Woolf

For more than 20 years, British trombonist Adam Woolf has enjoyed a busy international performing and teaching career at the top of the historical performance music scene. Since 1999 he has played principal trombone with Sir John Eliot Gardiner’s English Baroque Soloists and Orchestre Revolutionnaire et Romantique and combined this with freelancing with major European period instrument orchestras and ensembles. Since 1997 he has been a member of British pioneering ensemble His Majestys Sagbutts & Cornetts and in 2001 he founded the Caecilia-Concert in Holland, with which he recorded and performed most of the virtuosic trombone repertoire from the 16th and 17th centuries.
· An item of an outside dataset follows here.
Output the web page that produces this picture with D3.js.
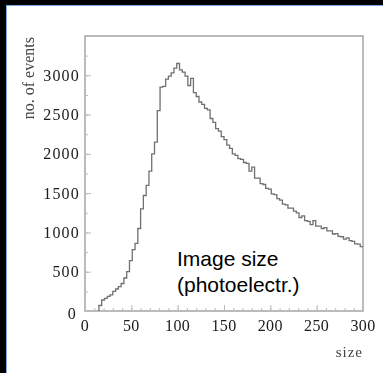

His first solo CD Songs Without Words was released in 2010 as the first commercial full-length CD to feature the sackbut as a solo instrument, and he followed this in 2016 with The Food of Love, co-starring world-famous tenor, Charles Daniels.   Alongside performing, Adam is a keen educator. In 2008 he published Sackbut Solutions, a practical guide to playing the sackbut. This was the first book ever of its nature to appear and has been used since by players all over the world. Adam is professor of baroque trombone and historical performance at London’s Royal Academy of Music, the Royal Brussels Conservatoire and the Conservatoire of Amsterdam.   In 2018 Adam founded Donostia International Early Music (DIEM) in his home town of San Sebastián, Spain, where he gives classes, workshops and concerts featuring historical instruments.

Adam has maintained his career as a player of all types of trombone. He also plays with Mardi Brass Quintet in London, with whom he has recorded five CDs featuring many of his own arrangements. Adam is also a keen jazz musician and explores crossover styles combining early music, jazz and contemporary classical music.